Nous rencontrons Aziz dans son appartement à Nice. Sur le mur du salon, est accroché le drapeau tunisien. Il est étudiant en deuxième année d’économie. Lors des élections de 2014, il est spécialement retourné en Tunisie pour voter. « C’est la première fois que j’allais voter, mes parents aussi […] On était vraiment fiers. Mon père avait voté une fois. Mais à l’époque de Ben Ali ça ne comptait pas». Pour beaucoup de Tunisiens, il s’agit de leur tout premier vote. Skander a 27 ans, il travaille à Airbus à Toulouse. « Je suis né l’année où Ben Ali a pris le pouvoir. En Tunisie on appelle ça « aamet tawr », l’année du changement. Mais c’est ironique évidemment. […] Pour moi, c’était tout simplement la première fois que j’allais choisir l’avenir de mon pays ».

Marwan couvert du drapeau tunisien dans les rues de Toulouse après les manifestations de soutien aux victimes de l’attentat du Bardo et contre l’islamisme radical. Crédit photo: Etienne Merle
« Beji Caid Essebsi, c’est le seul à pouvoir vaincre les islamistes »
Au second tour des élections présidentielles, il faut faire un choix pour ces jeunes. Les islamistes ont perdu mais Moncef Marzouki, le président sortant, récupère les voix d’Ennahdha. En face, Beji CaÏd Essebsi de Nidaa Tounes prône une démocratie laïque. Il est cependant très critiqué pour son âge (89 ans actuellement) mais surtout son passé avec l’ancien gouvernement. Il a été Président de la Chambre des Députés et membre du Comité Central du R.C.D, le parti de Ben Ali (élu 3 fois de suite au sein de ce Comité). Pourtant, BCE s’est revendiqué du Bourguibisme durant toute sa campagne présidentielle. « Beaucoup de Tunisiens admirent Bourguiba. Il a apporté pas mal de chose à la Tunisie. Donc pour les électeurs, voter Beji Caid Essebsi c’était poursuivre le travail de Bourguiba » confie Aziz. Une stratégie de campagne qui a donc fonctionné. « Beji Caid Essebsi est le seul à pouvoir vaincre les islamistes ». Pour Sihem, « On n’avait pas le choix. Malgré son passé, et le fait qu’il soit un peu comme Ben Ali. Il fallait absolument faire partir les islamistes. » Ce constat n’est cependant pas toujours partagé. Pour Skander, Beji Caid Essebsi c’est déjà un » retour en arrière ». « Pour moi, BCE c’est quelque chose de temporaire. Cela peut marcher quelques temps mais il faut absolument passer à autre chose. On a fait une révolution pour faire bouger les choses. Il faut que ça change ». Marwan, 20 ans, s’agace lorsqu’on lui parle de Beji Caid Essebsi comme un « mal nécessaire ». « Mais vous voulez revenir en dictature ou quoi? Il ne faut pas voter par défaut. Pourquoi faire une révolution si c’est pour avoir les mêmes au pouvoir? ». C’est d’ailleurs l’une des revendications des manifestants du mois de janvier 2016. Après la mort d’un jeune chômeur électrocuté alors qu’il protestait contre le manque de travail. Des manifestations ont alors secoué le pays et notamment la ville de Kasserine, berceau de la révolution. Ces manifestants réclament le départ de Beji Caid Essebsi et des mesures fortes pour combattre le chômage. Même si la situation s’est calmée après le discours du président réclamant « du temps au temps », la situation semble toujours préoccupante. Le chômage est proche des 16%, l’inflation mine l’économie et les touristes ont fui après les attentats.
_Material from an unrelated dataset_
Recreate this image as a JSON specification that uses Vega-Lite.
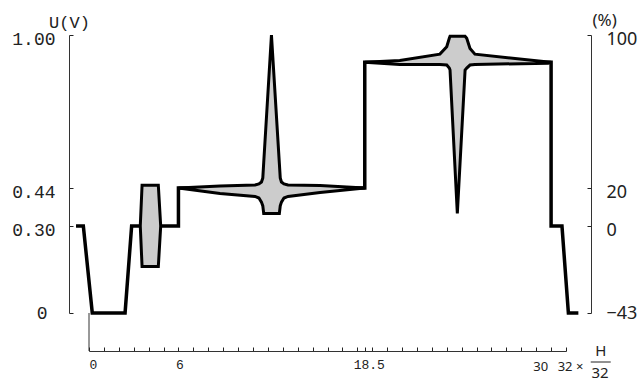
{
  "$schema": "https://vega.github.io/schema/vega-lite/v6.json",
  "width": 477,
  "height": 278,
  "autosize": "none",
  "padding": {"left": 89, "top": 35, "right": 73, "bottom": 72},
  "background": "white",
  "config": {
    "view": {"stroke": null},
    "axis": {"labelFlush": false, "labelOverlap": false, "grid": false, "domainColor": "#333", "tickColor": "#222", "tickWidth": 1, "labelColor": "#222", "titleColor": "#222", "titleFontWeight": "normal"}
  },
  "datasets": {
    "wave": [
      {"i": 1, "x": -0.87, "y": 0.30},
      {"i": 2, "x": -0.38, "y": 0.30},
      {"i": 3, "x": 0.22, "y": 0},
      {"i": 4, "x": 2.42, "y": 0},
      {"i": 5, "x": 2.86, "y": 0.30},
      {"i": 6, "x": 6.0, "y": 0.30},
      {"i": 7, "x": 6.0, "y": 0.44},
      {"i": 8, "x": 18.5, "y": 0.44},
      {"i": 9, "x": 18.5, "y": 0.90},
      {"i": 10, "x": 31.0, "y": 0.90},
      {"i": 11, "x": 31.0, "y": 0.30},
      {"i": 12, "x": 31.73, "y": 0.30},
      {"i": 13, "x": 32.16, "y": 0},
      {"i": 14, "x": 32.83, "y": 0}
    ],
    "shapes": [
      {"s": "a", "x": 3.44, "y": 0.30, "y2": 0.30},
      {"s": "a", "x": 3.56, "y": 0.45, "y2": 0.16},
      {"s": "a", "x": 4.65, "y": 0.45, "y2": 0.16},
      {"s": "a", "x": 4.81, "y": 0.30, "y2": 0.30},
      {"s": "b", "x": 6.0, "y": 0.44, "y2": 0.44},
      {"s": "b", "x": 8.79, "y": 0.447, "y2": 0.420},
      {"s": "b", "x": 11.14, "y": 0.451, "y2": 0.409},
      {"s": "b", "x": 11.40, "y": 0.455, "y2": 0.403},
      {"s": "b", "x": 11.57, "y": 0.462, "y2": 0.388},
      {"s": "b", "x": 11.66, "y": 0.477, "y2": 0.374},
      {"s": "b", "x": 11.72, "y": 0.532, "y2": 0.346},
      {"s": "b", "x": 12.24, "y": 1.0, "y2": 0.346},
      {"s": "b", "x": 12.77, "y": 0.53, "y2": 0.346},
      {"s": "b", "x": 12.83, "y": 0.477, "y2": 0.374},
      {"s": "b", "x": 12.91, "y": 0.462, "y2": 0.388},
      {"s": "b", "x": 13.08, "y": 0.455, "y2": 0.403},
      {"s": "b", "x": 13.35, "y": 0.451, "y2": 0.409},
      {"s": "b", "x": 15.50, "y": 0.449, "y2": 0.423},
      {"s": "b", "x": 18.5, "y": 0.44, "y2": 0.44},
      {"s": "c", "x": 18.5, "y": 0.90, "y2": 0.90},
      {"s": "c", "x": 20.85, "y": 0.907, "y2": 0.892},
      {"s": "c", "x": 23.54, "y": 0.930, "y2": 0.892},
      {"s": "c", "x": 24.0, "y": 0.957, "y2": 0.890},
      {"s": "c", "x": 24.17, "y": 0.988, "y2": 0.879},
      {"s": "c", "x": 24.22, "y": 0.995, "y2": 0.872},
      {"s": "c", "x": 24.71, "y": 0.995, "y2": 0.346},
      {"s": "c", "x": 25.23, "y": 0.995, "y2": 0.872},
      {"s": "c", "x": 25.34, "y": 0.988, "y2": 0.879},
      {"s": "c", "x": 25.56, "y": 0.951, "y2": 0.890},
      {"s": "c", "x": 25.89, "y": 0.930, "y2": 0.892},
      {"s": "c", "x": 30.81, "y": 0.901, "y2": 0.897},
      {"s": "c", "x": 31.0, "y": 0.90, "y2": 0.90}
    ],
    "marker": [{"x": 0, "y": 0, "y2": -0.131}],
    "fracline": [{"x": 33.66, "x2": 35.0, "y": -0.169}],
    "fractext": [
      {"t": "H", "x": 34.33, "y": -0.131},
      {"t": "32", "x": 34.28, "y": -0.207}
    ],
    "pct": [{"pct": -43}, {"pct": 100}]
  },
  "layer": [
    {
      "encoding": {
        "x": {"field": "x", "type": "quantitative", "scale": {"domain": [0, 32], "nice": false, "zero": false},
          "axis": {
            "values": [0,1,2,3,4,5,6,7,8,9,10,11,12,13,14,15,16,17,18,18.5,19,20,21,22,23,24,25,26,27,28,29,30,31,32],
            "labelExpr": "datum.value==0?'0':datum.value==6?'6':datum.value==18.5?'18.5':datum.value==30?'30':datum.value==32?'32 ×':''",
            "offset": 38, "tickSize": -4, "title": null,
            "labelFont": {"condition": {"test": "datum.value>=30", "value": "Noto Sans"}, "value": "Liberation Mono"},
            "labelFontSize": 13,
            "labelPadding": {"condition": {"test": "datum.value>=30", "value": 13}, "value": 11},
            "labelOffset": {"condition": {"test": "datum.value==6", "value": 1}, "value": 4}
          }
        },
        "y": {"field": "y", "type": "quantitative", "scale": {"domain": [0, 0.3, 0.44, 1], "range": [278, 191, 153, 0], "nice": false, "zero": false},
          "axis": {
            "values": [0, 0.3, 0.44, 1], "format": ".2f",
            "labelExpr": "datum.value==0?'0':datum.label",
            "offset": 20, "tickSize": -4,
            "labelFont": "Liberation Mono", "labelFontSize": 18,
            "labelPadding": {"condition": {"test": "datum.value==0", "value": 26}, "value": 18},
            "labelOffset": {"condition": {"test": "datum.value==0", "value": 0}, "value": 4},
            "labelBaseline": "middle",
            "title": "U(V)", "titleAngle": 0, "titleAlign": "center", "titleBaseline": "alphabetic",
            "titleFont": "Liberation Mono", "titleFontSize": 17, "titleX": 0, "titleY": -8
          }
        }
      },
      "layer": [
        {
          "data": {"name": "wave"},
          "mark": {"type": "line", "color": "black", "strokeWidth": 3.5, "strokeJoin": "miter"},
          "encoding": {"order": {"field": "i", "type": "quantitative"}}
        },
        {
          "data": {"name": "shapes"},
          "mark": {"type": "area", "fill": "#cccccc", "stroke": "black", "strokeWidth": 3, "opacity": 1, "strokeJoin": "miter"},
          "encoding": {
            "y2": {"field": "y2"},
            "detail": {"field": "s"}
          }
        },
        {
          "data": {"name": "marker"},
          "mark": {"type": "rule", "color": "#333", "strokeWidth": 1},
          "encoding": {"y2": {"field": "y2"}}
        },
        {
          "data": {"name": "fracline"},
          "mark": {"type": "rule", "color": "#222", "strokeWidth": 1},
          "encoding": {"x2": {"field": "x2"}}
        },
        {
          "data": {"name": "fractext"},
          "mark": {"type": "text", "font": "Noto Sans", "fontSize": 15, "color": "#222", "align": "center", "baseline": "middle"},
          "encoding": {"text": {"field": "t"}}
        }
      ]
    },
    {
      "data": {"name": "pct"},
      "mark": {"type": "point", "opacity": 0},
      "encoding": {
        "y": {"field": "pct", "type": "quantitative", "scale": {"domain": [-43, 0, 20, 100], "range": [278, 191, 153, 0], "nice": false, "zero": false},
          "axis": {
            "orient": "right", "values": [-43, 0, 20, 100],
            "offset": 25, "tickSize": -4,
            "labelFont": "Noto Sans", "labelFontSize": 18, "labelPadding": 19, "labelAlign": "left",
            "labelBaseline": "middle",
            "labelOffset": {"condition": {"test": "datum.value==-43", "value": 0}, "value": 4},
            "title": "(%)", "titleAngle": 0, "titleAlign": "left", "titleBaseline": "alphabetic",
            "titleFont": "Noto Sans", "titleFontSize": 17, "titleX": 1, "titleY": -10
          }
        }
      }
    }
  ],
  "resolve": {"scale": {"y": "independent"}}
}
Ces manifestations traduisent aussi la division politique au sein de la Tunisie. Le Sud a voté très largement en faveur de Moncef Marzouki alors que le Nord a choisi le camp de Nidaa Tounes. » Les populations du Nord ont surement plus voté pour les idées de démocratie et de laïcité car ils vivent bien. Les plus pauvres ont voté en majorité pour Marzouki car son discours était plus porté sur le niveau de vie et son amélioration. C’était leur prirorité» conclut Aziz.